Visually, HDR is stunning if not inconsistent. I may have disparaged the in-depth tech specifications on websites like Rtings, but it is fair to say that this TV is right on the threshold of being HDR capable. Its color gamut is just wide enough, its screen just bright enough, and so the quality of HDR being implemented is often left to the game's developers. 

Horizon: Zero Dawn and Assassin's Creed Origins look unbelievable in HDR, whereas FIFA 18 is dull and unimpressive. The result is a television that can display HDR as intended but cannot carry the load for sub-par implementation.

Every game somewhat suffers from strange light and color shifting due to the local dimming feature, but the individual zones work well enough to increase contrast across the entire screen. Do not get me wrong: your gaming experience with this television will be miles ahead of your current setup.  Games that are patched to run at a higher resolution look noticeably crisper than standard 1080p. But if you want the deepest blacks and brightest colors possible across the board, you will need to buy a more expensive set than this one.  

HDR Movies & TV

Breaking Bad played on a TCL P-Series shows Walter White and Jesse Pinkman wearing hazmat suits

While I maintain that gaming is the best reason to own this television, non-gaming 4K content is often more beautiful and consistently well-implemented.  Whether you are watching a disc or streaming on Amazon, the level of detail, realistic lighting, and possible shades of colors are certainly head and shoulders above your current television. Even older series like Breaking Bad look brand new in 4K resolution -- HDR or not.

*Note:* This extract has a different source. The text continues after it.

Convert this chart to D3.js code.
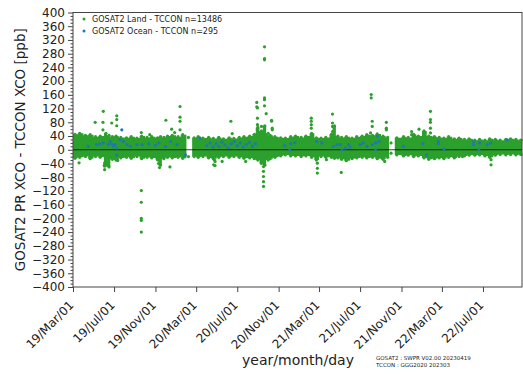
<!DOCTYPE html>
<html>
<head>
<meta charset="utf-8">
<script src="https://cdn.jsdelivr.net/npm/d3@7/dist/d3.min.js"></script>
<style>
  body { margin: 0; background: #fff; }
  svg { display: block; font-family: "DejaVu Sans", sans-serif; }
</style>
</head>
<body>
<svg id="chart" width="523" height="374"></svg>
<script>
// dense land band: upper / lower edge of the cloud of points (null = no data)
var bandDates = ["2019-03-01","2019-03-15","2019-04-01","2019-04-15","2019-05-01","2019-05-15","2019-06-01","2019-06-10","2019-06-20","2019-07-01","2019-07-15","2019-08-01","2019-08-15","2019-09-01","2019-09-15","2019-10-01","2019-10-15","2019-11-01","2019-11-10","2019-11-20","2019-12-01","2019-12-15","2020-01-01","2020-01-15","2020-02-01","2020-02-05","2020-02-18","2020-03-01","2020-03-15","2020-04-01","2020-04-15","2020-05-01","2020-05-15","2020-06-01","2020-06-15","2020-07-01","2020-07-15","2020-08-01","2020-08-15","2020-08-25","2020-09-05","2020-09-15","2020-09-25","2020-10-01","2020-10-15","2020-11-01","2020-11-15","2020-12-01","2020-12-15","2021-01-01","2021-01-15","2021-02-01","2021-02-15","2021-03-01","2021-03-15","2021-04-01","2021-04-10","2021-04-20","2021-05-01","2021-05-15","2021-06-01","2021-06-15","2021-07-01","2021-07-15","2021-08-01","2021-08-15","2021-09-01","2021-09-15","2021-09-25","2021-10-01","2021-10-12","2021-11-01","2021-11-15","2021-12-01","2021-12-15","2022-01-01","2022-01-15","2022-02-01","2022-02-15","2022-03-01","2022-03-15","2022-04-01","2022-04-15","2022-05-01","2022-05-15","2022-06-01","2022-06-15","2022-07-01","2022-07-15","2022-08-01","2022-08-15","2022-09-01","2022-09-15","2022-10-01","2022-10-15","2022-10-25"];
var bandTop = [45,48,42,44,38,40,48,42,38,40,36,35,38,34,40,36,38,35,38,36,40,42,38,44,36,null,35,38,34,36,33,36,32,35,33,36,38,40,45,65,55,70,48,42,38,35,34,38,40,36,40,48,35,34,36,45,70,40,36,38,34,38,40,44,42,46,40,36,20,null,35,38,36,45,40,55,40,38,36,34,38,32,34,30,32,28,30,28,32,30,28,30,32,30,28,28];
var bandBot = [-25,-22,-20,-26,-20,-22,-45,-50,-28,-30,-24,-22,-25,-20,-26,-22,-24,-28,-45,-26,-22,-24,-22,-25,-20,null,-20,-22,-20,-24,-26,-22,-20,-22,-20,-22,-25,-24,-26,-30,-40,-45,-30,-26,-22,-18,-15,-18,-18,-20,-18,-22,-30,-20,-22,-22,-25,-24,-28,-32,-26,-24,-22,-24,-22,-26,-28,-22,-10,null,-15,-18,-16,-20,-18,-24,-28,-26,-24,-26,-22,-24,-20,-18,-16,-16,-15,-18,-22,-16,-14,-15,-14,-15,-14,-14];

// land points outside the dense band
var landDates = ["2019-03-19","2019-05-06","2019-05-30","2019-05-29","2019-05-29","2019-06-03","2019-06-03","2019-06-03","2019-06-02","2019-06-24","2019-07-09","2019-07-09","2019-07-09","2019-07-12","2019-09-20","2019-09-20","2019-09-20","2019-09-20","2019-09-20","2019-09-20","2019-10-15","2019-11-08","2019-11-10","2019-11-13","2019-12-02","2019-12-05","2019-12-14","2020-01-13","2020-01-13","2020-01-13","2020-01-13","2019-12-19","2019-12-28","2020-04-22","2020-04-24","2020-04-26","2020-04-26","2020-05-17","2020-06-12","2020-06-16","2020-07-26","2020-08-28","2020-08-28","2020-08-30","2020-08-30","2020-08-30","2020-09-11","2020-09-20","2020-09-20","2020-09-20","2020-09-20","2020-09-20","2020-09-20","2020-09-25","2020-09-17","2020-09-17","2020-09-17","2020-09-17","2020-09-17","2020-10-11","2020-10-11","2020-10-13","2020-10-13","2021-02-06","2021-02-06","2021-02-06","2021-02-06","2021-02-24","2021-02-24","2021-02-24","2021-03-23","2021-04-10","2021-04-10","2021-04-10","2021-04-10","2021-05-06","2021-08-03","2021-08-03","2021-08-06","2021-08-06","2021-08-01","2021-09-12","2021-09-17","2021-09-17","2021-09-17","2021-12-01","2021-12-01","2021-12-23","2022-01-26","2022-01-26","2022-01-26","2022-01-26","2022-01-26","2022-05-01","2022-07-25","2022-07-25"];
var landValues = [-38,80,112,80,58,-38,-48,-58,-45,78,99,88,70,-31,50,-119,-153,-200,-206,-240,44,-30,-40,-52,86,-20,-50,126,95,83,58,60,50,-44,-29,-34,-46,-34,83,47,-34,138,125,122,92,73,68,300,266,262,151,146,128,105,-49,-63,-78,-93,-107,86,83,63,58,92,83,73,63,-39,-54,-68,-29,104,78,68,53,-66,161,151,83,68,49,-34,80,63,58,53,44,60,112,88,80,63,49,-20,-29,-44];

// ocean points
var oceanDates = ["2019-04-15","2019-05-10","2019-05-20","2019-05-30","2019-06-14","2019-06-19","2019-06-24","2019-06-29","2019-07-04","2019-07-09","2019-07-09","2019-07-19","2019-07-24","2019-07-29","2019-08-08","2019-08-18","2019-09-07","2019-09-22","2019-10-12","2019-11-01","2019-11-11","2019-12-01","2019-12-16","2020-01-04","2020-01-29","2020-03-12","2020-04-02","2020-04-11","2020-04-20","2020-04-29","2020-05-07","2020-05-16","2020-05-25","2020-06-04","2020-06-13","2020-06-22","2020-07-01","2020-07-10","2020-07-19","2020-07-28","2020-08-06","2020-08-15","2020-08-24","2020-11-19","2020-12-04","2020-12-07","2020-12-19","2021-02-22","2021-03-09","2021-04-13","2021-04-23","2021-05-03","2021-05-08","2021-05-18","2021-05-28","2021-06-01","2021-07-01","2021-07-10","2021-07-21","2021-08-06","2021-08-16","2021-08-16","2021-08-21","2021-08-26","2021-11-07","2022-01-04","2022-01-14","2022-02-18","2022-02-18","2022-03-07","2022-06-03","2022-06-03","2022-06-19","2022-06-21","2022-07-14","2022-07-24","2022-09-11"];
var oceanValues = [10,15,17,20,15,24,17,10,15,5,-15,29,58,24,15,10,15,15,17,13,20,10,24,15,-15,34,12,20,8,18,10,22,14,6,18,24,12,20,8,16,22,10,18,12,0,18,21,24,20,10,15,15,0,5,15,8,15,20,10,15,20,0,40,24,10,18,-15,24,18,2,24,15,0,20,15,20,29];

var xTicks = ["2019-03-01","2019-07-01","2019-11-01","2020-03-01","2020-07-01","2020-11-01","2021-03-01","2021-07-01","2021-11-01","2022-03-01","2022-07-01"];
var yTicks = d3.range(-400, 401, 40);
var legendLabels = ["GOSAT2 Land - TCCON n=13486", "GOSAT2 Ocean - TCCON n=295"];

var parse = d3.utcParse("%Y-%m-%d");
var green = "#2ca02c", blue = "#1f77b4";

var svg = d3.select("#chart");
var mLeft = 73, mRight = 522, mTop = 12.5, mBottom = 287;

var x = d3.scaleUtc().domain([parse("2019-03-01"), parse("2022-10-25")]).range([mLeft, mRight]);
var y = d3.scaleLinear().domain([-400, 400]).range([mBottom, mTop]);

var plot = svg.append("g");

// band of dense points
var band = bandDates.map(function(d, i) {
    return { date: parse(d), hi: bandTop[i], lo: bandBot[i] };
});
var area = d3.area()
    .defined(function(d) { return d.hi !== null; })
    .curve(d3.curveStepAfter)
    .x(function(d) { return x(d.date); })
    .y0(function(d) { return y(d.lo); })
    .y1(function(d) { return y(d.hi); });
plot.append("path").datum(band).attr("d", area).attr("fill", green);

// ragged edges of the band
var edge = band.filter(function(d) { return d.hi !== null; });
plot.selectAll(".edgeHi").data(edge).enter().append("circle")
    .attr("cx", function(d) { return x(d.date) + 2; })
    .attr("cy", function(d) { return y(d.hi); })
    .attr("r", 1.6).attr("fill", green);
plot.selectAll(".edgeLo").data(edge).enter().append("circle")
    .attr("cx", function(d) { return x(d.date) + 2; })
    .attr("cy", function(d) { return y(d.lo); })
    .attr("r", 1.6).attr("fill", green);

// outlier land points
plot.selectAll(".land").data(landDates).enter().append("circle")
    .attr("cx", function(d) { return x(parse(d)); })
    .attr("cy", function(d, i) { return y(landValues[i]); })
    .attr("r", 1.6).attr("fill", green);

// zero line
plot.append("line")
    .attr("x1", mLeft).attr("x2", mRight)
    .attr("y1", y(0)).attr("y2", y(0))
    .attr("stroke", "#000").attr("stroke-opacity", 0.75).attr("stroke-width", 1.2);

// ocean points
plot.selectAll(".ocean").data(oceanDates).enter().append("circle")
    .attr("cx", function(d) { return x(parse(d)); })
    .attr("cy", function(d, i) { return y(oceanValues[i]); })
    .attr("r", 1.6).attr("fill", blue);

// frame
svg.append("rect")
    .attr("x", mLeft).attr("y", mTop)
    .attr("width", mRight - mLeft).attr("height", mBottom - mTop)
    .attr("fill", "none").attr("stroke", "#444").attr("stroke-width", 1);

// y axis
var yAxis = d3.axisLeft(y).tickValues(yTicks).tickSize(5).tickPadding(3)
    .tickFormat(function(d) { return d < 0 ? "\u2212" + Math.abs(d) : d; });
var gy = svg.append("g").attr("transform", "translate(" + mLeft + ",0)").call(yAxis);
gy.select(".domain").remove();
gy.selectAll("text").attr("font-size", 12).attr("fill", "#222").attr("font-family", "DejaVu Sans");
gy.selectAll("line").attr("stroke", "#444");
var gyMinor = svg.append("g").attr("transform", "translate(" + mLeft + ",0)")
    .call(d3.axisLeft(y).tickValues(d3.range(-400, 401, 10).filter(function(v) { return v % 40 !== 0; })).tickSize(2.5).tickFormat(""));
gyMinor.select(".domain").remove();
gyMinor.selectAll("line").attr("stroke", "#444");

// x axis
var xAxis = d3.axisBottom(x).tickValues(xTicks.map(parse)).tickSize(5).tickPadding(3)
    .tickFormat(d3.utcFormat("%y/%b/%d"));
var gx = svg.append("g").attr("transform", "translate(0," + mBottom + ")").call(xAxis);
gx.select(".domain").remove();
gx.selectAll("line").attr("stroke", "#444");
gx.selectAll("text")
    .attr("font-size", 12).attr("fill", "#222").attr("font-family", "DejaVu Sans")
    .attr("text-anchor", "end")
    .attr("y", 0).attr("dy", "0.35em").attr("dx", 0)
    .attr("transform", "translate(-2,16) rotate(-45)");

// titles
svg.append("text")
    .attr("transform", "translate(25," + ((mTop + mBottom) / 2) + ") rotate(-90)")
    .attr("text-anchor", "middle").attr("font-size", 13.5).attr("fill", "#222")
    .text("GOSAT2 PR XCO - TCCON XCO [ppb]");
svg.append("text")
    .attr("x", 298).attr("y", 365)
    .attr("text-anchor", "middle").attr("font-size", 14).attr("fill", "#222")
    .text("year/month/day");
svg.append("text").attr("x", 376).attr("y", 360).attr("font-size", 5.5).attr("fill", "#222")
    .text("GOSAT2 : SWPR V02.00 20230419");
svg.append("text").attr("x", 376).attr("y", 367).attr("font-size", 5.5).attr("fill", "#222")
    .text("TCCON : GGG2020 202303");

// legend
var legend = svg.append("g");
[green, blue].forEach(function(c, i) {
    legend.append("circle").attr("cx", 84).attr("cy", 19 + i * 12).attr("r", 1.5).attr("fill", c);
    legend.append("text").attr("x", 92).attr("y", 19 + i * 12).attr("dy", "0.35em")
        .attr("font-size", 8).attr("fill", "#222").text(legendLabels[i]);
});
</script>
</body>
</html>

Despite the low price point, you should expect a cinema-like experience with this purchase, especially if you invested in a 4K Blu-ray player (unfortunately, the PS4 Pro does not play 4K Blu-rays).  

Glaring Issues

Although my thoughts on this TV are overwhelmingly positive, there are a few glaring issues that are worth talking about. 

Live sports do not look too good unless you are watching in 4K resolution.  The local-dimming feature seems to have trouble with the camera panning across a single-colored background, which football, soccer, hockey, and basketball all suffer from. 

In regards to screen brightness, this set does have some reflection issues in a well-lit room, as well as a narrow viewing angle. Ultimately, it's not the best choice for a big living room.

Lastly, you are going to want to avoid up-scaling content. 1080p Blu-rays look incredible off disc, but streaming regular HD content or playing off of a base PS4 will start to look blurry as your eyes adjust. You'll ultimately want to upgrade your hardware to get the most out of this television.

Source: Kevin the Tech Ninja


Overall, I would strongly recommend the TCL P-series as your first 4K television. You simply will not find a better or more capable set at this price point -- especially with the same impressive gaming features and true HDR support. It doesn't hurt that Roku TV is the best built-in software I've used on any smart television, completely eliminating the need for an external box. You really have to marvel at how much they crammed into this budget television.

And while it is easy to get carried away with the overall value of this purchase -- as I certainly have -- this TV is still not for everyone. Having 72 separate contrast zones ultimately works for HDR content, but there are still some issues with the "local-dimming" feature and how it shifts colors across the screen. Discerning viewers may consider this a deal-breaker, but the overwhelming majority of you should be happy with the results.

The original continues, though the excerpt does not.